I have one question. If gold goes to 50k or whatever will that not result in one of the greatest transfers of wealth to an unintended benficiary ever? I'm thinking of those Indian housewives wearing like 20,000 tons(?) of gold.
Or will there be a way to relieve them of their gold before that happens?

tEON said...

and regarding Bix Weir... I would suggest stopping referencing him as some icon of Silver knowledge. IMO - he is a joke - a once UFO enthusiast who simply tells Silver Bugs what they want to hear in hopes they subscribe to his $ newsletter. Using him is hardly a viable point to be contrary. There are plenty of strong analsyts out there - more forbidable foes than Mr.

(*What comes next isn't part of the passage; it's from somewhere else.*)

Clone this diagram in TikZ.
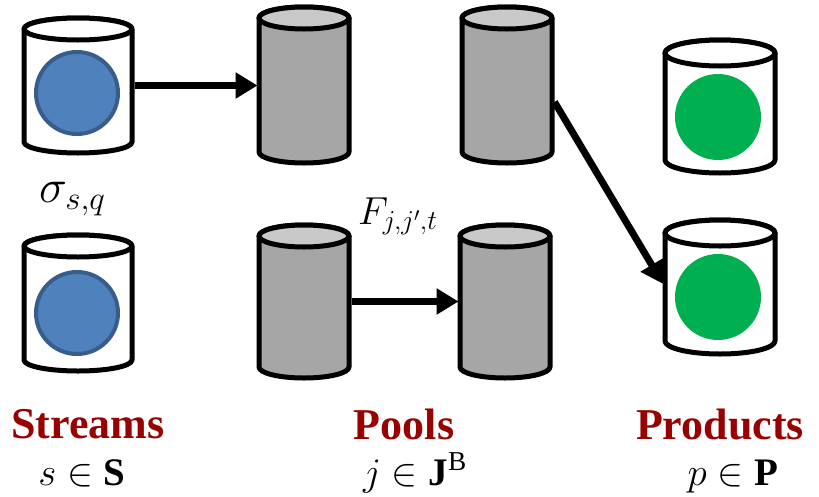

Weir or R. Kiyosaki. Maybe try Dr. Marc Faber, Dr. Jim Willie, Billionaire's Sprott, Jim Rogers, Rick Rule... all of who are also into Gold.

costata said...


Thank you for your very kind remarks about the post. It seems to have served its purpose. Thoughts are being provoked and discussed.

Anonymous said...


WHO sets the purchasing value of any fiat currency on any given day under Freegold?

You and I? (If yes, how?}

Or the very same bankers who are printing money now?

Who is behind Kitco, INO, Thebulliondesk, etc.? Who inputs those quoted gold and silver prices?

Not you nor I...

AS LONG AS gold and silver are NOT money, their price will be set by the man who can bid higher than you in paper money - and those are by definition the bankers who can create paper money out of thin air.

I'm sorry. You're either one of them or you're not right in the head.